Diritto

Decreto 231 al rallentatore, in 4 anni iscritti solo 2.500 procedimenti

Bilancio con diverse ombre per l’utilizzo del decreto 231: pochi i procedimenti

di Giovanni Negri

Mutuando da Vittorio Gassman, forse il decreto 231 ha un grande avvenire dietro le spalle. Così, tra il serio e il faceto, Gabrio Forti, docente di Diritto penale alla Cattolica di Milano, ieri pomeriggio moderando il convegno organizzato dalla fondazione Centro nazionale di difesa e prevenzione sociale, dedicato a un bilancio e alle prospettive della responsabilità amministrativa degli enti a 20 anni dal suo esordio. Dove l’accento forse deve cadere in questa fase almeno più sul bilancio che sulle prospettive, peraltro più volte indagate e oggetto di plurimi progetti di riforma.

In questo senso è allora già un punto di riferimento la ricerca promossa dalla Fondazione Cnpds e coordinata dai professori Francesco Centonze e Stefano Manacorda (penalisti della Cattolica e della Campania) su dati raccolti dalla Procura generale della Cassazione e dal ministero della Giustizia. A emergere è una fotografia non certo scintillante. Così, con riferimento a un quadriennio, il periodo 2016-2019, risalta innanzitutto il dato di una almeno relativa esiguità dei procedimenti iscritti, circa 2.500 complessivi, con una costanza di circa 600 iscrizioni all’anno. Bologna, Roma e Milano, nell’ordine, gli uffici giudiziari con più iscrizioni, mentre al Sud, Napoli e Palermo hanno circa il 3% a testa dei procedimenti.

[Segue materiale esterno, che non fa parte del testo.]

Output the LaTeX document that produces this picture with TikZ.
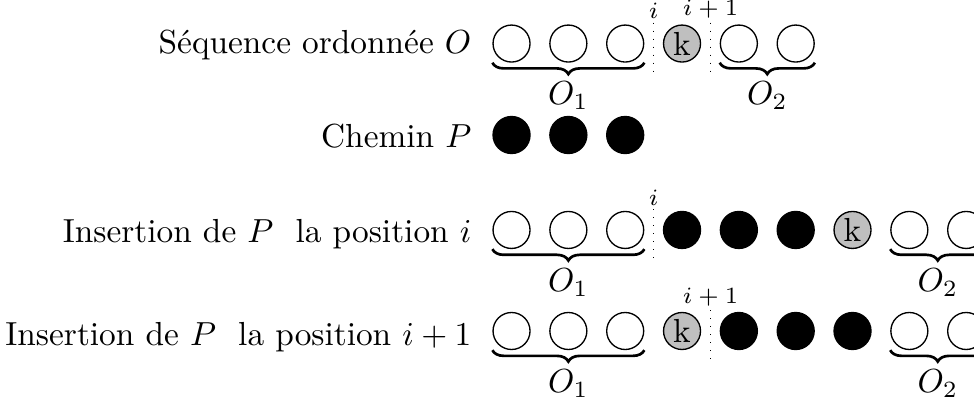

Con riferimento ai singoli reati presupposto, circa il 25%, delle iscrizioni riguarda i reati ambientali, a ruota i delitti in violazione delle misure a garanzia della sicurezza del lavoro; subito dopo la truffa ai danni dello Stato e dell'Unione europea. I reati societari e finanziari si collocano intorno al 5%, mentre i delitti contro la pubblica amministrazione, come la corruzione, sono circa l’8% del totale.

Per quanto riguarda le diverse forme di conclusione del procedimento va sottolineato che le condanne, alla fine riguardano solo una quota assai esigua delle iscrizioni, in un ordine compreso tra il 10 e il 15 per cento. Il resto è costituito da archiviazioni, in larga parte, da assoluzioni e da patteggiamenti. Il dato delle archiviazioni tuttavia non permette di valutare quanto di queste sono da ascrivere all’applicazione dei modelli organizzativi, con un giudizio quindi di idoneità a scongiurare la colpa organizzativa.

I dati sulle condanne peraltro consentono invece di affermare che in genere esiste concordanza tra condanna alla persona fisica e sanzione alla persona giuridica, con l’eccezione però dei reati ambientali e su sicurezza lavoro, dove a essere più condannate sono le persone fisiche rispetto alle imprese.

Le sanzioni interdittive risultano applicate solo in via cautelare e mai dopo condanna, mentre l’ammontare delle misure pecuniarie sfonda la soglia media di 100.000 euro solo per i delitti di criminalità organizzata e gli abusi di mercato. La maggior parte dei procedimenti riguardano società a responsabilità limitata e società di persone, continuano tuttavia a essere iscritte anche ditte individuali, malgrado l’orientamento contrario della Cassazione.

Nel convegno sono stati presentati anche i risultati di una survey Confindustria-Università della Tuscia e Tim che ha coinvolto 211 società, il 42% delle quali quotate, il 29% con fatturato uguale o inferiore a 50 milioni e il 23% tra 1 e 10 miliardi. A emergere questa volta in una prospettiva di riforma è una diversa connotazione del sistema sanzionatorio che tenga maggiormente conto della collaborazione dell’ente durante le indagini e degli strumenti di prevenzione adottati dalle imprese.